Author Spotlight
Julia Seiden
Julia is a junior this year and a staff writer for her first yea of being on The Harbinger staff. She enjoys traveling, being with friends and being part of The Harbinger. »
The pressure to make good grades is one of the most stressful parts of being an only child. All of my other friends’ parents care about their kids’ grades, but nowhere near as much as my parents and other only childrens parents’ do. Parents with more than one kid probably get several emails a week about different kids and it could get pretty confusing, but not with only child. Our parents see every email, every grade card sent home and anything else that deal with grades. I always thought of it like I’m their only chance to create a successful child, better not screw it up. I know this is common of overbearing high school parents in general, but it seems like most only children get this way more often than needed.
The worst part of being an only child is the fact that you get so lonely. I can’t just walk into my sibling’s room and just talk about school, friends or just life. If I tried to do that with my parents, it would end up being a two-hour long conversation about my college plans. There are so many times that my friends have been kidding and have said they would give me their sibling, but to be honest, I would gladly take their offer. It may sound crazy, but they have no idea how weird it feels during family dinners when you’re the only kid at the table and your parents talk to your grandparents and you’re just left alone scrolling through Instagram or Twitter.
By second grade I realized how different it was to be an only child and how lonely it could be. Everyday we were supposed to write about something that happened to us over the past week. So all of my classmates would scribble down a couple sentences about how they went to the petting zoo with all of their siblings, while most of my writings were about me going around the lazy river all by myself. I soon began to write about my “little sisters” Julie and Juliet (yes, I was very creative with the names). I felt so left out. What else was seven-year-old me supposed to do? The thing that amazed me was that the entire class, even the teacher, believed me! So I continued to lie through the second grade about my imaginary family and all of my wonderful adventures I had with my pretend sisters. Finally by the end of that year my tiny conscience got to me and I told my teacher the truth: that I was actually a lonely and awkward kid. I don’t think the rest of the class ever found out, or cared, but that was when I realized how badly I wanted a sibling.
I would beg and whine for my mom and dad to give me a sibling. Somehow they explained to me that my mom couldn’t get pregnant after me, so I made up a new plan: to adopt an Asian baby. That never happened, but all through elementary school I waited for my parents to give me what I wanted — and they usually did — but it just never happened. It became more of a joke in my family as time went on. By the end of elementary school I had accepted that I was going to be the only kid in our minivan for the rest of my life.
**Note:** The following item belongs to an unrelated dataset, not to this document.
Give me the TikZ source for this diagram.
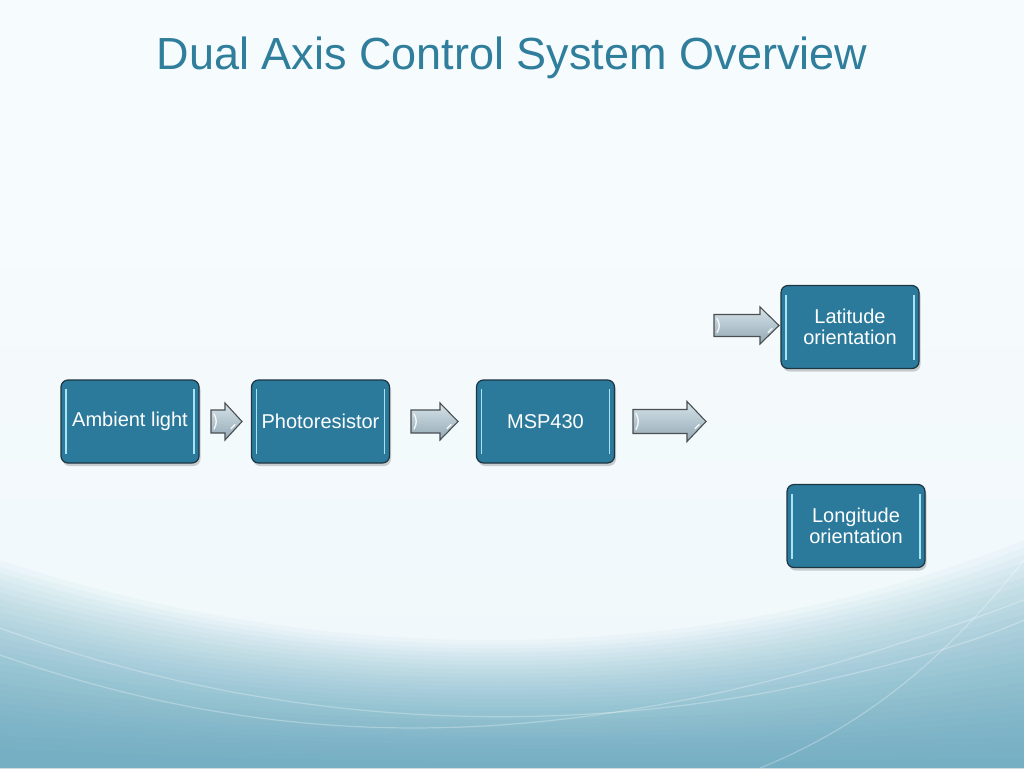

There are some advantages to being an only child: I was spoiled when I was younger (okay, maybe I still am). I am a total daddy’s girl. I got everything I asked my dad for until I became a teenager and my parents have always had time for me. I was never shoved away because my mom was too busy with a screaming sibling. I was always their number one priority; I never had anyone to compete with for attention.
Nobody wants to be the only kid at the dinner table, by themselves going around the lazy river or even making their parents empty nesters with just one good-bye. As far as I’m concerned, I’m still waiting for that Asian baby to show up on my doorstep.